Sean Eversley Bradwell, director of programs and outreach in the Office of Student Affairs and Campus Life, helped create a feature film titled “Civil Warriors,” released in 2016. The film follows real black families who lived in the Ithaca area and their family members who fought in the Civil War. The film is told through spoken word and was specifically adapted so it can be used in social studies and history classes across America. It was presented at a screening at the Southside Community Center Feb. 24.
Contributing Writer Vivian Goldstein spoke with Bradwell about the making of “Civil Warriors,” how the stories of the families followed in the film are still important in today’s modern context and what it means to fight for a government that will not fight for you.
This interview has been edited for length and clarity.
Vivian Goldstein: In your own words, what would you say the film is about?
Sean Eversley Bradwell: The film tries to explore local history — in particular, the real, lived experiences of people who enlisted in the Civil War. It is not just about the 26 black men, but also about their families … about what does it also means to have people in your family who also enlist in war.
VG: How did you get involved with the film?
SEB: I am a hobby–local historian, and I have been doing some work with the History Center for quite some time, in particular trying to explore the experience of black Americans in Ithaca. Through my work at the History Center, I happened to hear about … a movie that was being done based on the 26 black men who enlisted, and contacted Photosynthesis Productions, who are producing and directing the film. … It was collectively decided that maybe the film needed a narrator and that I could play that role, and so I was fortunate enough to help do some of the writing and the narration.
VG: Why did you feel that these stories were important to tell?
SEB: I feel most “uncovered stories” are important to tell. If we don’t know about these stories, we don’t think they exist. If we don’t think they exist, then we don’t think we exist. … What I’m intrigued by is trying to find ways in which people understand that we come from people. We come from experiences. We come from histories. And as I tell students, the truth is always in the details, so knowing some of the details about some of these experiences is extremely important. … I’m currently working on a project that explores the men and women who enlisted in World War I, and there seems to be a theme here that [I’m] trying to understand: What does it mean to participate and fight for democracy even when that democracy doesn’t support your own needs, wishes and rights?
VG: Did you play a part in making this accessible curriculum and the decision that went along with this?
SEB: I played a small role. Bronwen Exter is the person who was the lead driver of the curriculum. I was more of an adviser or consultant and simply giving some feedback or, every now and then, a piece of history that could or should be added. But for the most part, the curriculum and the film is a community effort. Local Ithacans helped produce the score that you will hear — the music you will hear. Jacque Washington, who is a counselor in our CAPS program here, is one of our lead actors who is in the production. Local Ithaca folks helped create the trailer and the website that helped support the film. I had a really small role to play in this fairly large community effort.
VG: What do you see as the intersection between the issues dealt with in this movie and current issues surrounding race?

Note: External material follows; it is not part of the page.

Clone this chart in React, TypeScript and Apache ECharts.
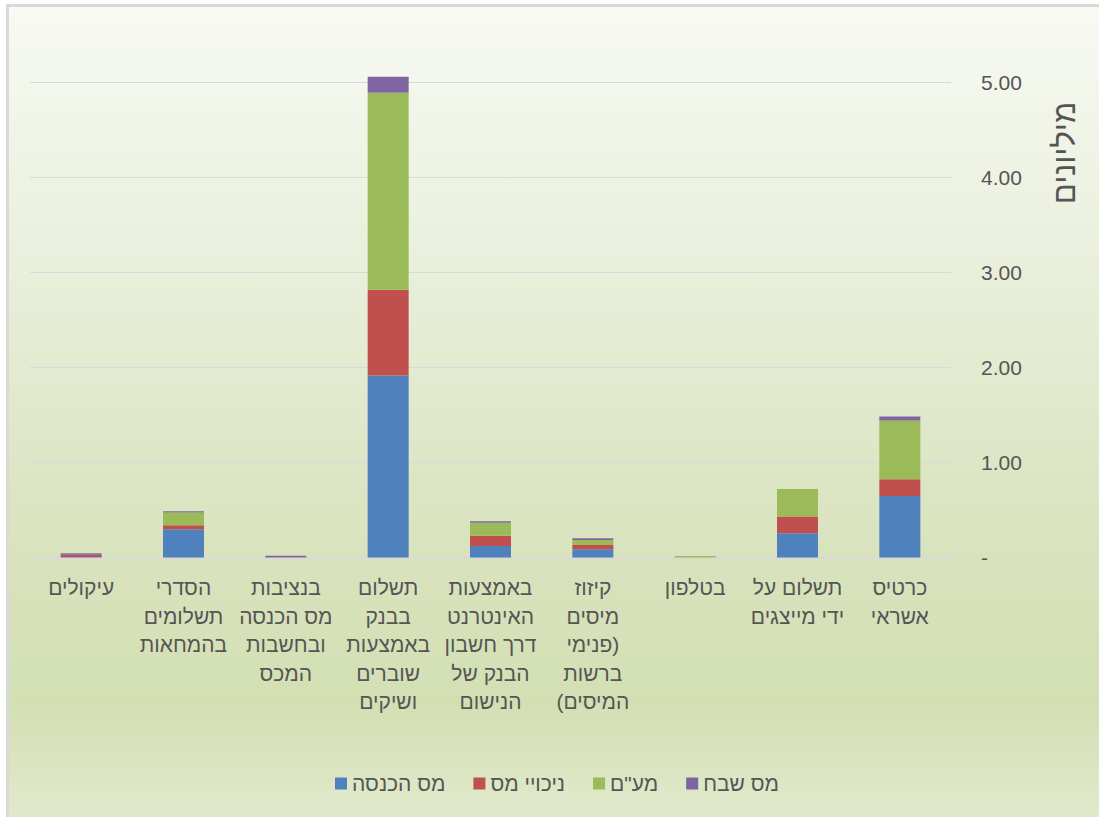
import { useEffect, useRef } from "react";
import * as echarts from "echarts";

const categories = [
  "כרטיס\nאשראי",
  "תשלום על\nידי מייצגים",
  "בטלפון",
  "קיזוז\nמיסים\nפנימי)\nברשות\n(המיסים",
  "באמצעות\nהאינטרנט\nדרך חשבון\nהבנק של\nהנישום",
  "תשלום\nבבנק\nבאמצעות\nשוברים\nושיקים",
  "בנציבות\nמס הכנסה\nובחשבות\nהמכס",
  "הסדרי\nתשלומים\nבהמחאות",
  "עיקולים",
];
const seriesNames = ["מס הכנסה", "ניכויי מס", 'מע"ם', "מס שבח"];
const incomeTax = [0.647, 0.255, 0, 0.086, 0.12, 1.914, 0, 0.297, 0.006];
const withholding = [0.176, 0.176, 0, 0.045, 0.109, 0.902, 0, 0.042, 0.022];
const vat = [0.617, 0.29, 0.015, 0.053, 0.137, 2.07, 0, 0.133, 0];
const capitalGains = [0.042, 0, 0, 0.018, 0.015, 0.168, 0.018, 0.015, 0.016];
const axisTitle = "מיליונים";

const colors = ["#4f81bd", "#c0504d", "#9bbb59", "#8064a2"];
const FONT = "'Liberation Sans', 'DejaVu Sans', Arial, sans-serif";
const TXT = "#555555";

export default function App() {
  const ref = useRef<HTMLDivElement>(null);
  useEffect(() => {
    if (!ref.current) return;
    const chart = echarts.init(ref.current, undefined, { renderer: "svg" });
    const values = [incomeTax, withholding, vat, capitalGains];
    chart.setOption({
      animation: false,
      backgroundColor: "transparent",
      textStyle: { fontFamily: FONT },
      graphic: [
        {
          type: "rect",
          z: -10,
          silent: true,
          shape: { x: 7.5, y: 5.5, width: 1100, height: 820 },
          style: {
            fill: new echarts.graphic.LinearGradient(
              0, 0, 0, 817,
              [
                { offset: 0, color: "#f8faf4" },
                { offset: 0.3, color: "#eaf0dd" },
                { offset: 0.6, color: "#dbe5c3" },
                { offset: 0.86, color: "#d3dfb3" },
                { offset: 1, color: "#e1e9cc" },
              ],
              true
            ),
            stroke: "#d9d9d9",
            lineWidth: 3,
          },
        },
        {
          type: "text",
          x: 1064,
          y: 153,
          rotation: Math.PI / 2,
          silent: true,
          style: {
            text: axisTitle,
            fontSize: 31,
            fontFamily: FONT,
            fill: TXT,
            textAlign: "center",
            textVerticalAlign: "middle",
          },
        },
      ],
      legend: {
        left: 330,
        top: 768,
        itemWidth: 12,
        itemHeight: 12,
        itemGap: 28,
        icon: "rect",
        textStyle: { fontSize: 21, color: TXT, fontFamily: FONT },
        data: seriesNames,
      },
      grid: { left: 30, right: 148, top: 82, bottom: 259.5 },
      xAxis: {
        type: "category",
        inverse: true,
        data: categories,
        axisLine: { lineStyle: { color: "#d9d9d9", width: 2 } },
        axisTick: { show: false },
        axisLabel: {
          interval: 0,
          color: TXT,
          fontSize: 21,
          lineHeight: 28.5,
          margin: 16,
          fontFamily: FONT,
        },
      },
      yAxis: {
        type: "value",
        position: "right",
        min: 0,
        max: 5,
        interval: 1,
        axisLine: { show: false },
        axisTick: { show: false },
        splitLine: { lineStyle: { color: "#d9d9d9", width: 1 } },
        axisLabel: {
          color: TXT,
          fontSize: 21,
          margin: 30,
          fontFamily: FONT,
          formatter: (v: number) => (v === 0 ? "-" : v.toFixed(2)),
        },
      },
      series: seriesNames.map((name, i) => ({
        name,
        type: "bar",
        stack: "total",
        barWidth: 41,
        clip: false,
        data: values[i],
        itemStyle: { color: colors[i] },
      })),
    });
    return () => chart.dispose();
  }, []);
  return (
    <div
      ref={ref}
      style={{ position: "absolute", left: 0, top: 0, width: 1099, height: 817, background: "#ffffff" }}
    />
  );
}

SEB: We’re talking about a time when slavery was legal … and talking about people’s right to voting, to quality education, to healthcare. I think there’s a tremendous overlay, not just around black folks but among many communities who find themselves disenfranchised. And so, unfortunately, the story stays relevant. Fortunately, hopefully, we can learn some things to help change that in the future.
VG: What’s something you learned in this process to help facilitate change in the future?
SEB: What I learned is, again, the details of history and to pay more attention to families. While a good deal of attention is paid to the men who participated, women were equally as impacted and affected as strong of leaders in this movement. What does it mean to have one’s father go off to war with the possibility of not coming back and thinking about the reality of that sort of experience? And what does it mean for people to come back from trauma of these sorts of violence — men, women, children? And how does one sort of reintegrate themselves back in society?
VG: How do you think that this movie will impact the college community, especially since it is geared towards students?
SEB: One, I hope the IC community sees it. I hope there’s some screenings and some viewings, and people can learn from it. … I hope what it does is spark some people’s interest in recovering more history. If it does that then it has, without question, done its job.